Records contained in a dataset
+===+
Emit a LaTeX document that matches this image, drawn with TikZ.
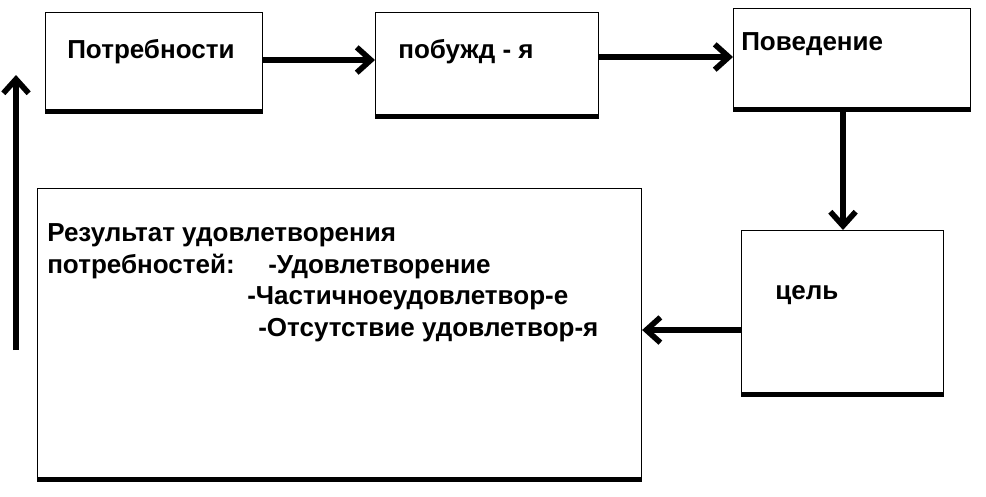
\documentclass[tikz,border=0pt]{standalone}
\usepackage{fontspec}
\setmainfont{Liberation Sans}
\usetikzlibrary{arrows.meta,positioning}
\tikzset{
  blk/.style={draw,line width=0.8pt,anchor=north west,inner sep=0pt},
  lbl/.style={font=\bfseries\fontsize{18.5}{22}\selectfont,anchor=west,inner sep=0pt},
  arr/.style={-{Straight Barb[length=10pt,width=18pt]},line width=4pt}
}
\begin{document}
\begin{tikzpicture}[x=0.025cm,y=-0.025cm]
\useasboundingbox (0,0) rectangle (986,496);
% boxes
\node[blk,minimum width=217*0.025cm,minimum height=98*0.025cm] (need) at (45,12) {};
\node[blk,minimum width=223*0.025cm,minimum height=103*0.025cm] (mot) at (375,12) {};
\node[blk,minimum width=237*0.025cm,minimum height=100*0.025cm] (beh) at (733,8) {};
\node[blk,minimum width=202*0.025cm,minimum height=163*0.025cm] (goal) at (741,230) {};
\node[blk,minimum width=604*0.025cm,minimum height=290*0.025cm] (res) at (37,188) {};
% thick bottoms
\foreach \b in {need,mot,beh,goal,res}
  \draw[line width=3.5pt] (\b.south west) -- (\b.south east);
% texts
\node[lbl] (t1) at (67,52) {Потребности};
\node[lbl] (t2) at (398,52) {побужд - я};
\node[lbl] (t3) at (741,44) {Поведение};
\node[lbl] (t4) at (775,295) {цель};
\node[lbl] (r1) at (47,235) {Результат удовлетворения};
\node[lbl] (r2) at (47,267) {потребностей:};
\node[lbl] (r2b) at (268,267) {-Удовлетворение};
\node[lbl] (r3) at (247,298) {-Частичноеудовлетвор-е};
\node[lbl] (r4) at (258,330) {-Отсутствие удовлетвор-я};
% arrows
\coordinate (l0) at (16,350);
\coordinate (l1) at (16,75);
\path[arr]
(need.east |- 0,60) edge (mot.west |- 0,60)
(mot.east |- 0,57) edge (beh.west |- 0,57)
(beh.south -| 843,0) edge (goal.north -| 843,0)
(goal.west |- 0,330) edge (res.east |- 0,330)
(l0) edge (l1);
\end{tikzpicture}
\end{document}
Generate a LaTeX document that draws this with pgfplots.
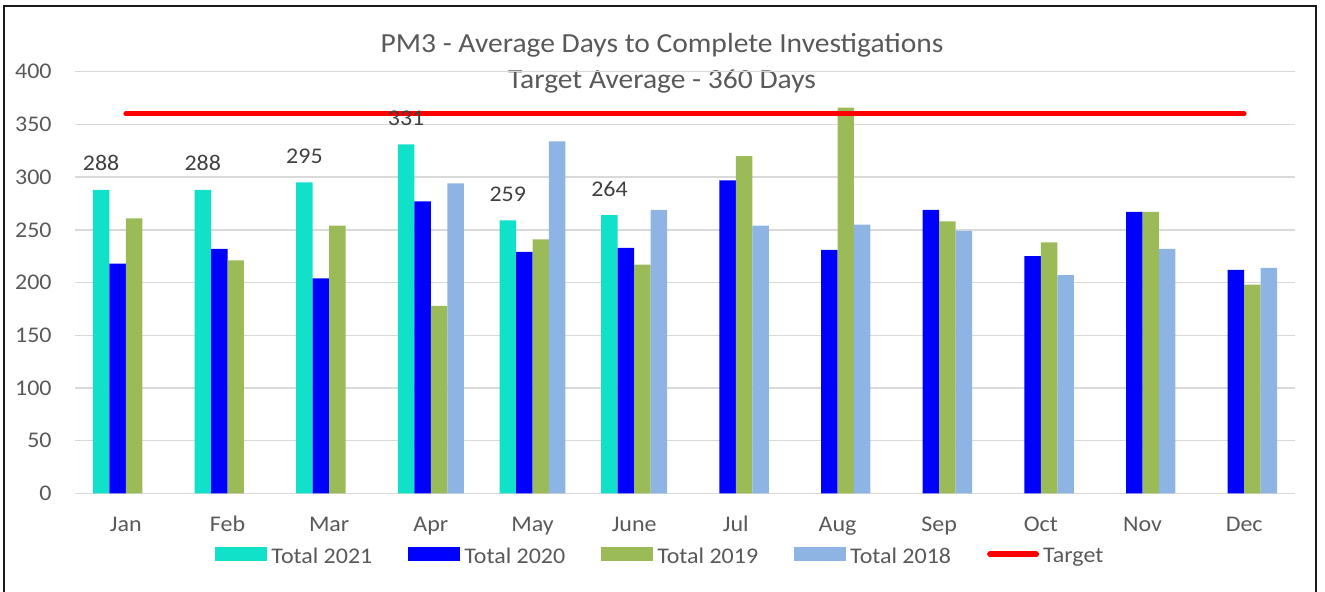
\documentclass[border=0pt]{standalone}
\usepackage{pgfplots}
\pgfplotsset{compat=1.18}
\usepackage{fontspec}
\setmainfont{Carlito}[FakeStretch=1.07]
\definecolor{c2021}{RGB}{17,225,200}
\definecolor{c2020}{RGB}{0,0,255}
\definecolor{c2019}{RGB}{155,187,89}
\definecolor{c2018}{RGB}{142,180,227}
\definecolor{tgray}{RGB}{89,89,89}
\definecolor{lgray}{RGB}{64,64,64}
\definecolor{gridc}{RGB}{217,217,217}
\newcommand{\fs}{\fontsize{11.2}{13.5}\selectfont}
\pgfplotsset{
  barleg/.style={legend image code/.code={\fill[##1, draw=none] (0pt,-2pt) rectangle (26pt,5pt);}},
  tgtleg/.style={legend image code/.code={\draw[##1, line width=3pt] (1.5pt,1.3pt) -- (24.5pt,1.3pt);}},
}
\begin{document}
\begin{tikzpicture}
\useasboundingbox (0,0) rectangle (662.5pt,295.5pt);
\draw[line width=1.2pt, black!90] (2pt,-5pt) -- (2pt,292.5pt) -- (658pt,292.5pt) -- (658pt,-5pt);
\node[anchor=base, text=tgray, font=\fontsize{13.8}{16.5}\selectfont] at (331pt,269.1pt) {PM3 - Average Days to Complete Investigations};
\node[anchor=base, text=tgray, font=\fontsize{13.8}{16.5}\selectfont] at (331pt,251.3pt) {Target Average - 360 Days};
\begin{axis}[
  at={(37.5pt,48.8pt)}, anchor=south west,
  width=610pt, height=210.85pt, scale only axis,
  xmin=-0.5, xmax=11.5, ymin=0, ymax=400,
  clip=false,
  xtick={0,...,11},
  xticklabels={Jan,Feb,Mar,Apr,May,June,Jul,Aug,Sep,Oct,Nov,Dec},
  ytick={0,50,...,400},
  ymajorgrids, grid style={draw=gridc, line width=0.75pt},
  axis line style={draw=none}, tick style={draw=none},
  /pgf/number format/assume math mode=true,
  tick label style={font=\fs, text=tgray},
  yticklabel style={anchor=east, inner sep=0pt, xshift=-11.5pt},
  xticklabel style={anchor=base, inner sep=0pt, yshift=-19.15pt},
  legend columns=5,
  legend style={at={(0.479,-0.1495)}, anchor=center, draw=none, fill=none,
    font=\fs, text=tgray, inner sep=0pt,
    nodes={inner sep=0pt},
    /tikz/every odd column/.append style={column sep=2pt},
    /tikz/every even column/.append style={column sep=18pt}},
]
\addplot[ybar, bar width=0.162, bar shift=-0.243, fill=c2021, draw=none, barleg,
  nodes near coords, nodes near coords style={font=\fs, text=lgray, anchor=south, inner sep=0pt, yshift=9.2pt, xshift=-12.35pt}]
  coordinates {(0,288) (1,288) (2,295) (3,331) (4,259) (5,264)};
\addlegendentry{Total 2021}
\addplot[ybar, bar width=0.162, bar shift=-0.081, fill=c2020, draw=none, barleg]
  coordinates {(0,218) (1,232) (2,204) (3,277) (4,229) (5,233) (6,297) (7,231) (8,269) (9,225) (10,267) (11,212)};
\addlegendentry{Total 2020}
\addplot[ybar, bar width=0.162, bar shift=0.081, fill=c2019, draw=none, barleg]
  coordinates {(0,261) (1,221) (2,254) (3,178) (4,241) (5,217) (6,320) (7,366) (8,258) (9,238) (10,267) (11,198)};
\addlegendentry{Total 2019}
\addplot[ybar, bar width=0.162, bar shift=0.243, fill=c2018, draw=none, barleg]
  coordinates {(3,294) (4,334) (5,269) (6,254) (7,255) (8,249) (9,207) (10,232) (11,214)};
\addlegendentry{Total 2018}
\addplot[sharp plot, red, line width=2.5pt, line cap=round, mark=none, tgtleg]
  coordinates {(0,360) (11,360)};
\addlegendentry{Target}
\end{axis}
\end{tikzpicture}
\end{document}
+===+
- [WHAT NEEDS TO BE DONE]: Any pictures should be dropped; transcribe the rest of the records above exactly.

- [OUTPUT FOR THIS EXERCISE]:
Emit a LaTeX document that matches this image, drawn with TikZ.
\documentclass[tikz,border=0pt]{standalone}
\usepackage{fontspec}
\setmainfont{Liberation Sans}
\usetikzlibrary{arrows.meta,positioning}
\tikzset{
  blk/.style={draw,line width=0.8pt,anchor=north west,inner sep=0pt},
  lbl/.style={font=\bfseries\fontsize{18.5}{22}\selectfont,anchor=west,inner sep=0pt},
  arr/.style={-{Straight Barb[length=10pt,width=18pt]},line width=4pt}
}
\begin{document}
\begin{tikzpicture}[x=0.025cm,y=-0.025cm]
\useasboundingbox (0,0) rectangle (986,496);
% boxes
\node[blk,minimum width=217*0.025cm,minimum height=98*0.025cm] (need) at (45,12) {};
\node[blk,minimum width=223*0.025cm,minimum height=103*0.025cm] (mot) at (375,12) {};
\node[blk,minimum width=237*0.025cm,minimum height=100*0.025cm] (beh) at (733,8) {};
\node[blk,minimum width=202*0.025cm,minimum height=163*0.025cm] (goal) at (741,230) {};
\node[blk,minimum width=604*0.025cm,minimum height=290*0.025cm] (res) at (37,188) {};
% thick bottoms
\foreach \b in {need,mot,beh,goal,res}
  \draw[line width=3.5pt] (\b.south west) -- (\b.south east);
% texts
\node[lbl] (t1) at (67,52) {Потребности};
\node[lbl] (t2) at (398,52) {побужд - я};
\node[lbl] (t3) at (741,44) {Поведение};
\node[lbl] (t4) at (775,295) {цель};
\node[lbl] (r1) at (47,235) {Результат удовлетворения};
\node[lbl] (r2) at (47,267) {потребностей:};
\node[lbl] (r2b) at (268,267) {-Удовлетворение};
\node[lbl] (r3) at (247,298) {-Частичноеудовлетвор-е};
\node[lbl] (r4) at (258,330) {-Отсутствие удовлетвор-я};
% arrows
\coordinate (l0) at (16,350);
\coordinate (l1) at (16,75);
\path[arr]
(need.east |- 0,60) edge (mot.west |- 0,60)
(mot.east |- 0,57) edge (beh.west |- 0,57)
(beh.south -| 843,0) edge (goal.north -| 843,0)
(goal.west |- 0,330) edge (res.east |- 0,330)
(l0) edge (l1);
\end{tikzpicture}
\end{document}
Generate a LaTeX document that draws this with pgfplots.
\documentclass[border=0pt]{standalone}
\usepackage{pgfplots}
\pgfplotsset{compat=1.18}
\usepackage{fontspec}
\setmainfont{Carlito}[FakeStretch=1.07]
\definecolor{c2021}{RGB}{17,225,200}
\definecolor{c2020}{RGB}{0,0,255}
\definecolor{c2019}{RGB}{155,187,89}
\definecolor{c2018}{RGB}{142,180,227}
\definecolor{tgray}{RGB}{89,89,89}
\definecolor{lgray}{RGB}{64,64,64}
\definecolor{gridc}{RGB}{217,217,217}
\newcommand{\fs}{\fontsize{11.2}{13.5}\selectfont}
\pgfplotsset{
  barleg/.style={legend image code/.code={\fill[##1, draw=none] (0pt,-2pt) rectangle (26pt,5pt);}},
  tgtleg/.style={legend image code/.code={\draw[##1, line width=3pt] (1.5pt,1.3pt) -- (24.5pt,1.3pt);}},
}
\begin{document}
\begin{tikzpicture}
\useasboundingbox (0,0) rectangle (662.5pt,295.5pt);
\draw[line width=1.2pt, black!90] (2pt,-5pt) -- (2pt,292.5pt) -- (658pt,292.5pt) -- (658pt,-5pt);
\node[anchor=base, text=tgray, font=\fontsize{13.8}{16.5}\selectfont] at (331pt,269.1pt) {PM3 - Average Days to Complete Investigations};
\node[anchor=base, text=tgray, font=\fontsize{13.8}{16.5}\selectfont] at (331pt,251.3pt) {Target Average - 360 Days};
\begin{axis}[
  at={(37.5pt,48.8pt)}, anchor=south west,
  width=610pt, height=210.85pt, scale only axis,
  xmin=-0.5, xmax=11.5, ymin=0, ymax=400,
  clip=false,
  xtick={0,...,11},
  xticklabels={Jan,Feb,Mar,Apr,May,June,Jul,Aug,Sep,Oct,Nov,Dec},
  ytick={0,50,...,400},
  ymajorgrids, grid style={draw=gridc, line width=0.75pt},
  axis line style={draw=none}, tick style={draw=none},
  /pgf/number format/assume math mode=true,
  tick label style={font=\fs, text=tgray},
  yticklabel style={anchor=east, inner sep=0pt, xshift=-11.5pt},
  xticklabel style={anchor=base, inner sep=0pt, yshift=-19.15pt},
  legend columns=5,
  legend style={at={(0.479,-0.1495)}, anchor=center, draw=none, fill=none,
    font=\fs, text=tgray, inner sep=0pt,
    nodes={inner sep=0pt},
    /tikz/every odd column/.append style={column sep=2pt},
    /tikz/every even column/.append style={column sep=18pt}},
]
\addplot[ybar, bar width=0.162, bar shift=-0.243, fill=c2021, draw=none, barleg,
  nodes near coords, nodes near coords style={font=\fs, text=lgray, anchor=south, inner sep=0pt, yshift=9.2pt, xshift=-12.35pt}]
  coordinates {(0,288) (1,288) (2,295) (3,331) (4,259) (5,264)};
\addlegendentry{Total 2021}
\addplot[ybar, bar width=0.162, bar shift=-0.081, fill=c2020, draw=none, barleg]
  coordinates {(0,218) (1,232) (2,204) (3,277) (4,229) (5,233) (6,297) (7,231) (8,269) (9,225) (10,267) (11,212)};
\addlegendentry{Total 2020}
\addplot[ybar, bar width=0.162, bar shift=0.081, fill=c2019, draw=none, barleg]
  coordinates {(0,261) (1,221) (2,254) (3,178) (4,241) (5,217) (6,320) (7,366) (8,258) (9,238) (10,267) (11,198)};
\addlegendentry{Total 2019}
\addplot[ybar, bar width=0.162, bar shift=0.243, fill=c2018, draw=none, barleg]
  coordinates {(3,294) (4,334) (5,269) (6,254) (7,255) (8,249) (9,207) (10,232) (11,214)};
\addlegendentry{Total 2018}
\addplot[sharp plot, red, line width=2.5pt, line cap=round, mark=none, tgtleg]
  coordinates {(0,360) (11,360)};
\addlegendentry{Target}
\end{axis}
\end{tikzpicture}
\end{document}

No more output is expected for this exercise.